4) Utiliser un programme séquencé, actif, spécifique et explicite

– Séquencé signifie progressif. Il faut avancer pas à pas en enseignant des compétences de plus en plus élaborées année après année. On n’enseigne pas les mêmes SEL, de la même façon aux élèves de CP et aux élèves de CM1
– Des formes actives d’apprentissage : recourir à des jeux de rôle et exercices pratiques répétés, simulations, travaux en petits groupes
– Des temps dédiés passés à ces apprentissages : il faut allouer suffisamment de temps à ces apprentissages et à l’entraînement. Une heure par semaine semble une bonne fréquence, qui peut être fragmentée en quarts d’heure quotidien. La régularité est gage de succès. Mieux vaut prévoir des programmes sur du long terme, au moins une année même si certaines études montrent des résultats positifs pour des sessions sur 8 à 10 semaines pour des compétences très spécifiques et/ou des groupes d’élèves particuliers. C’est l’enthousiasme et la qualité pédagogique de l’enseignant qui a un effet plus que la quantité de temps dédié à ces apprentissages.
– Avoir des objectifs explicites : il est nécessaire d’être très précis par rapport aux compétences enseignées plutôt que d’avoir une approche et un discours très généraux. Mieux vaut cibler la capacité des enfants à identifier et nommer leurs émotions plutôt que « la promotion du bien-être ». Les élèves doivent en tous cas savoir ce qu’on attend d’eux très exactement.

5) Renforcer les compétences socio-émotionnelles à travers la philosophie et les activités de toute l’école

Les interventions qui ont lieu en classe ont d’autant plus d’effet que ce sont les règles régissant l’établissement dans son ensemble qui sont imprégnées des valeurs inhérentes aux SEL. La promotion des compétences socio-émotionnelles doit dépasser les murs de classe pour concerner l’ensemble du personnel ainsi que les relations de ce personnel avec les personnes extérieures à l’école, dont les parents. Il ne s’agit pas seulement de coller des affiches dans la classe ou dans les couloirs mais que l’ensemble des acteurs de l’école définissent les règles, les comprennent et les fassent vivre. Les routines qui ponctuent la vie d’un établissement scolaire constituent de bonnes opportunités pour travailler cette cohésion. Des systèmes de bons points, de représentativité par les pairs, de certificats envoyés à domicile valorisent les bons comportements.
S’assurer que ce qui est appris à l’école est renforcé au domicile est un gage de réussite. Il peut être intéressant d’informer les parents de la faon dont ce sujet est abordé à l’école et de leur expliquer les stratégies mises en place, ne pas hésiter à évoquer avec les parents les apprentissages socio-émotionnels de l’enfant aussi bien que ses apprentissages académiques.
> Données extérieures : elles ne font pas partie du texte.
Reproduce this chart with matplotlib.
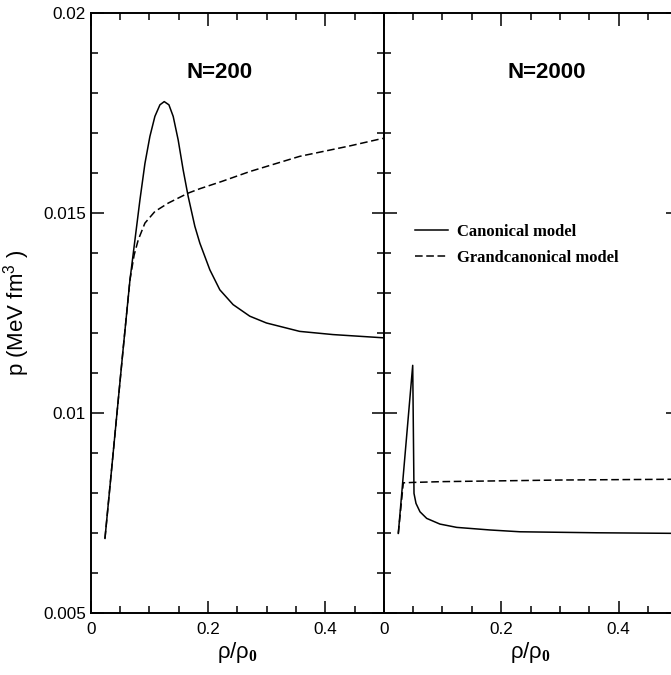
import numpy as np
import matplotlib
matplotlib.use("Agg")
import matplotlib.pyplot as plt
from matplotlib.ticker import MultipleLocator, FixedLocator

# N=200 panel : canonical (solid) and grandcanonical (dashed)
x200_can = [0.0243, 0.055, 0.0669, 0.0754, 0.0839, 0.0924, 0.1009, 0.1094, 0.118, 0.1253,
            0.1333, 0.1406, 0.1491, 0.1576, 0.1661, 0.1775, 0.186, 0.2031, 0.2201, 0.2427,
            0.2712, 0.2996, 0.3562, 0.413, 0.498]
p200_can = [0.00686, 0.01156, 0.01333, 0.01433, 0.01533, 0.01624, 0.01692, 0.01742, 0.01771, 0.01779,
            0.01771, 0.01742, 0.01683, 0.01608, 0.01542, 0.01467, 0.01425, 0.01358, 0.01308, 0.01271,
            0.01242, 0.01225, 0.01204, 0.01196, 0.01188]
x200_gc = [0.0243, 0.055, 0.0669, 0.0740, 0.081, 0.0924, 0.1094, 0.1321, 0.1661, 0.186,
           0.223, 0.2712, 0.3562, 0.4413, 0.498]
p200_gc = [0.00686, 0.01156, 0.01333, 0.01395, 0.01433, 0.01475, 0.01504, 0.01525, 0.0155, 0.01561,
           0.01579, 0.01604, 0.01642, 0.01668, 0.01687]

# N=2000 panel
x2000_can = [0.0249, 0.0494, 0.0516, 0.0550, 0.0618, 0.0732, 0.0957, 0.1243, 0.181, 0.232,
             0.3626, 0.5]
p2000_can = [0.006985, 0.01119, 0.007985, 0.007735, 0.007525, 0.00736, 0.007218, 0.007135, 0.00707, 0.007025,
             0.0070, 0.006985]
x2000_gc = [0.0249, 0.0334, 0.05, 0.1, 0.2, 0.3, 0.4, 0.5]
p2000_gc = [0.006985, 0.00825, 0.00826, 0.00828, 0.0083, 0.00832, 0.00833, 0.00834]

panel_titles = ["N=200", "N=2000"]
legend_labels = ["Canonical model", "Grandcanonical model"]
xtick_vals = [0, 0.2, 0.4]
xtick_text = ["0", "0.2", "0.4"]
ytick_vals = [0.005, 0.01, 0.015, 0.02]
ytick_text = ["0.005", "0.01", "0.015", "0.02"]

plt.rcParams['font.family'] = ['Liberation Sans', 'DejaVu Sans']
plt.rcParams['mathtext.fontset'] = 'custom'
plt.rcParams['mathtext.rm'] = 'Liberation Sans'
plt.rcParams['mathtext.it'] = 'Liberation Sans'
plt.rcParams['mathtext.bf'] = 'Liberation Serif:bold'
plt.rcParams['lines.scale_dashes'] = False

fig = plt.figure(figsize=(6.71, 6.75), dpi=100)
ax1 = fig.add_axes([0.1352, 0.0923, 0.4371, 0.888])
ax2 = fig.add_axes([0.5718, 0.0923, 0.4379, 0.888])

lw = 1.1
dash = (5.5, 2.6)
ax1.plot(x200_can, p200_can, color='black', lw=lw)
ax1.plot(x200_gc, p200_gc, color='black', lw=lw, dashes=dash)
ax2.plot(x2000_can, p2000_can, color='black', lw=lw, label=legend_labels[0])
ax2.plot(x2000_gc, p2000_gc, color='black', lw=lw, dashes=dash, label=legend_labels[1])

for ax, title, tx in [(ax1, panel_titles[0], 0.219), (ax2, panel_titles[1], 0.277)]:
    ax.set_xlim(0, 0.5)
    ax.set_ylim(0.005, 0.02)
    ax.xaxis.set_major_locator(FixedLocator(xtick_vals))
    ax.set_xticklabels(xtick_text)
    ax.xaxis.set_minor_locator(MultipleLocator(0.05))
    ax.yaxis.set_major_locator(FixedLocator(ytick_vals))
    ax.yaxis.set_minor_locator(MultipleLocator(0.001))
    ax.tick_params(which='both', direction='in', top=True, right=True, width=1.1)
    ax.tick_params(which='major', length=9, labelsize=12.3)
    ax.tick_params(which='minor', length=4.8)
    ax.tick_params(axis='x', pad=7)
    ax.tick_params(axis='y', pad=3.5)
    for s in ax.spines.values():
        s.set_linewidth(1.4)
    ax.text(tx, 0.01852, title, ha='center', va='center', fontsize=16, fontweight='bold')
    ax.set_xlabel(r"ρ/ρ$_{\mathbf{0}}$", fontsize=16, labelpad=2)

ax1.set_yticklabels(ytick_text)
ax2.tick_params(axis='y', labelleft=False)
ax1.set_ylabel(r"p (MeV fm$^{3}$ )", fontsize=16, labelpad=8)

ax2.legend(loc='upper left', bbox_to_anchor=(0.107, 0.648), frameon=False,
           prop={'family': 'Liberation Serif', 'weight': 'bold', 'size': 12},
           handlelength=2.0, handletextpad=0.5, labelspacing=0.6,
           borderpad=0, borderaxespad=0)

fig.savefig("out.png", dpi=100)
6) Planifier, soutenir et évaluer l’implantation d’un programme dédié aux SEL

Il est capital que les responsables des établissements s’assurent que leur vision des compétences socio-émotionnelles est partagée par tous les acteurs de al communauté éducative. Une équipe doit être en charge de l’impulsion et de la supervision du projet, revoir le règlement et le projet d’établissement pour qu’ils soient compatibles, dédier des temps de réflexion pris sur d’autres activités considérées comme moins rentables, inclure l’ensemble des personnels et les parents, s’assurer que les SEL sont en cohérence et non en compétition avec les autres aspects du programme scolaire. Les effets sont d’autant plus positifs que les enseignants intègrent ces apprentissages à leur pratique quotidienne et qu’ils bénéficient d’une formation et d’un soutien pour ça.